Gulag: In verità è molto più integralista con gli altri. A noi che siamo un po’ come i suoi figli handicappati ci guarda sempre con la carezza, con l’espressione da “Vabe’, che cazzo gli devo dì”. Cerca di tenerci sempre sulla retta via.

(La maglia mi ricorda molto questa.)

Fatemi fare la vera domanda che si potrebbe fare a Jovanotti. Prossimo disco?

Gulag: Lo faremo prima o poi, a Gennaio-Febbraio per me inizia a uscire qualcosa. Non sappiamo ancora il titolo, quindi meglio non dire niente.

Pedar: Chiamiamolo Meglio Non Dire Niente.

All’ennesimo paki vendi-accendini che ci interrompeva, i due si sono messi anima e corpo a rielaborare il tema del venditore ambulante proprio davanti ai miei occhi, concludendo che una tale fenomenologia sarà l’argomento chiave del prossimo pezzo dei Lolocaust. A parte che i paki migliori sono quelli che vendono berrette e sciarpe in Cadorna—costano tipo tre euro e tengono mega caldo—ma vabe’.

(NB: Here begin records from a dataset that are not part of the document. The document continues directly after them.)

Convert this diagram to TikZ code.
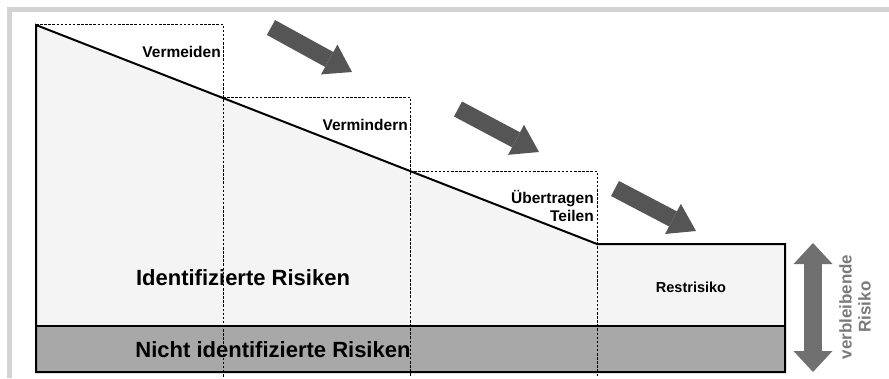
\documentclass[tikz,border=0pt]{standalone}
\usepackage{fontspec}
\setmainfont{Liberation Sans}
\usetikzlibrary{
	positioning		% relative placement
	, arrows.meta	% Triangle tips for the block arrows
}
\definecolor{framegray}{HTML}{D3D3D3}
\definecolor{riskfill}{HTML}{F4F4F4}
\definecolor{bandgray}{HTML}{A8A8A8}
\definecolor{arrowgray}{HTML}{555555}
\definecolor{spangray}{HTML}{707070}
\definecolor{spantext}{HTML}{7A7A7A}

\begin{document}
\begin{tikzpicture}[
		x=1pt, y=-1pt
		, outline/.style={draw=black, line width=2pt, line join=miter}
		, stepline/.style={draw=black, line width=0.9pt, dash pattern=on 2.5pt off 1.6pt}
		, steplabel/.style={font=\bfseries\fontsize{15.5}{18}\selectfont, inner sep=1pt, align=right}
		, bigtext/.style={font=\bfseries\fontsize{22}{26}\selectfont, inner sep=0pt}
		, blockarrow/.style={draw=arrowgray, line width=17pt,
			-{Triangle[width=34pt, length=26pt, line width=0pt]}}
		, spanarrow/.style={draw=spangray, line width=18pt,
			{Triangle[width=39pt, length=21pt, line width=0pt]}-{Triangle[width=39pt, length=21pt, line width=0pt]}}
	]
	\useasboundingbox (0,0) rectangle (889,378);

	% Light frame round the picture
	\draw[framegray, line width=5pt] (9.5,378) -- (9.5,9.5) -- (889,9.5);

	% Corners of the risk area
	\coordinate (start) at (36,25);
	\coordinate (knee) at (597,244);
	\coordinate (restne) at (785,244);
	\coordinate (restse) at (785,372);
	\coordinate (basesw) at (36,372);

	% Identified risks, then the band of unidentified ones
	\fill[riskfill] (start) -- (knee) -- (restne) -- (restse) -- (basesw) -- cycle;
	\filldraw[fill=bandgray, draw=black, line width=1.2pt] (36,326) rectangle (785,372);

	% Dashed steps of the measures
	\foreach \xa/\xb/\ytop in {36/223/24, 223/410/97, 410/597/171} {
		\draw[stepline] (\xa,\ytop) -- (\xb,\ytop) -- (\xb,377);
	}

	\draw[outline] (start) -- (knee) -- (restne) -- (restse) -- (basesw) -- cycle;

	% Labels of the measures
	\node[steplabel, anchor=east] (vermeiden) at (222,52) {Vermeiden};
	\node[steplabel, anchor=east] (vermindern) at (409,125) {Vermindern};
	\node[steplabel, anchor=east] (uebertragen) at (595,206) {Übertragen\\Teilen};

	\node[bigtext] (identifiziert) at (243,278) {Identifizierte Risiken};
	\node[bigtext] (nichtidentifiziert) at (273,350) {Nicht identifizierte Risiken};
	\node[font=\bfseries\fontsize{14.5}{17}\selectfont] (restrisiko) at (691,287) {Restrisiko};

	% Block arrows going down the steps
	\foreach \tx/\ty/\hx/\hy [count=\i] in {271/27.5/352/72, 458/109/539/152, 615/188.5/696/231} {
		\coordinate (tail\i) at (\tx,\ty);
		\coordinate (head\i) at (\hx,\hy);
		\draw[blockarrow] (tail\i) -- (head\i);
	}

	% Remaining risk span
	\coordinate (spantop) at (813,243);
	\coordinate (spanbottom) at (813,372);
	\draw[spanarrow] (spantop) -- (spanbottom);
	\node[rotate=90, align=center, text=spantext, font=\bfseries\fontsize{17}{19}\selectfont] (verbleibend) at (855,307) {verbleibende\\Risiko};
\end{tikzpicture}
\end{document}
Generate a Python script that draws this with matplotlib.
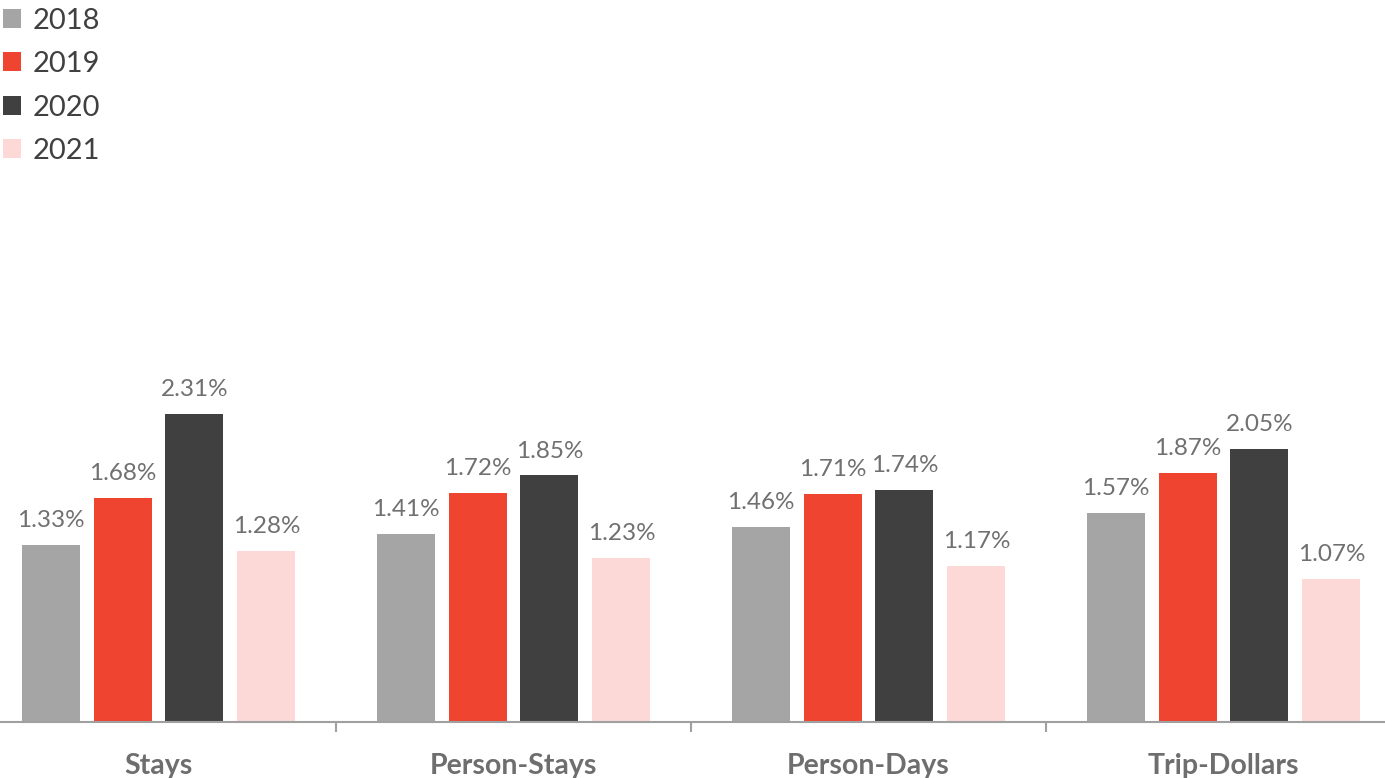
import numpy as np
import matplotlib.pyplot as plt
from matplotlib.patches import Patch

plt.rcParams['font.family'] = ['Lato', 'DejaVu Sans']

categories = ['Stays', 'Person-Stays', 'Person-Days', 'Trip-Dollars']
years = ['2018', '2019', '2020', '2021']
v2018 = [1.33, 1.41, 1.46, 1.57]
v2019 = [1.68, 1.72, 1.71, 1.87]
v2020 = [2.31, 1.85, 1.74, 2.05]
v2021 = [1.28, 1.23, 1.17, 1.07]
colors = ['#A5A5A5', '#EE4430', '#404040', '#FCD9D6']

W, H = 1385, 778
fig = plt.figure(figsize=(W / 100, H / 100), dpi=100)
ax = fig.add_axes([-19 / W, 56 / H, 1420 / W, 722 / H])

x = np.arange(len(categories))
offsets = [-0.304, -0.101, 0.101, 0.304]
width = 0.163
for vals, off, c in zip([v2018, v2019, v2020, v2021], offsets, colors):
    bars = ax.bar(x + off, vals, width, color=c, zorder=2)
    for b, v in zip(bars, vals):
        ax.annotate(f'{v:.2f}%', (b.get_x() + b.get_width() / 2, v),
                    xytext=(0, 10), textcoords='offset points',
                    ha='center', va='bottom', fontsize=17.5, color='#707070')

ax.set_xlim(-0.5, 3.5)
ax.set_ylim(0, 722 / 133.3)
for s in ['top', 'left', 'right']:
    ax.spines[s].set_visible(False)
ax.spines['bottom'].set_color('#A0A0A0')
ax.spines['bottom'].set_linewidth(1.5)
ax.set_yticks([])
ax.set_xticks(x)
ax.set_xticklabels(categories, fontsize=20.5, fontweight='bold', color='#6E6E6E')
ax.tick_params(axis='x', which='major', length=0, pad=22)
ax.set_xticks([0.5, 1.5, 2.5], minor=True)
ax.tick_params(axis='x', which='minor', length=7, width=1.5, color='#A0A0A0')

handles = [Patch(facecolor=c, label=y) for c, y in zip(colors, years)]
fig.legend(handles=handles, loc='upper left', bbox_to_anchor=(0.0, 0.994),
           frameon=False, fontsize=21, handlelength=0.62, handleheight=0.62,
           handletextpad=0.4, labelspacing=0.6, borderaxespad=0.0,
           borderpad=0.1, labelcolor='#404040')

fig.savefig('out.png', dpi=100)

Ho ascoltato per la prima volta i Lolocaust in una notte di consueta nullafacenza, quando l’alternativa era farsi foto su photobooth. E ho riso come una demente. Sono l’unico gruppo al mondo in cui tollero la presenza di “lol” nel nome, poi fa sempre comodo citare ogni tanto frasi ad effetto tipo “Uno, due, mic checko. Pasta De Cecco”. Come dice DJ Craim, "andare a un concerto dei Lolocaust è come andare a un concerto del Wu-Tang, solo che loro sono tutti Ol' Dirty". Stacce.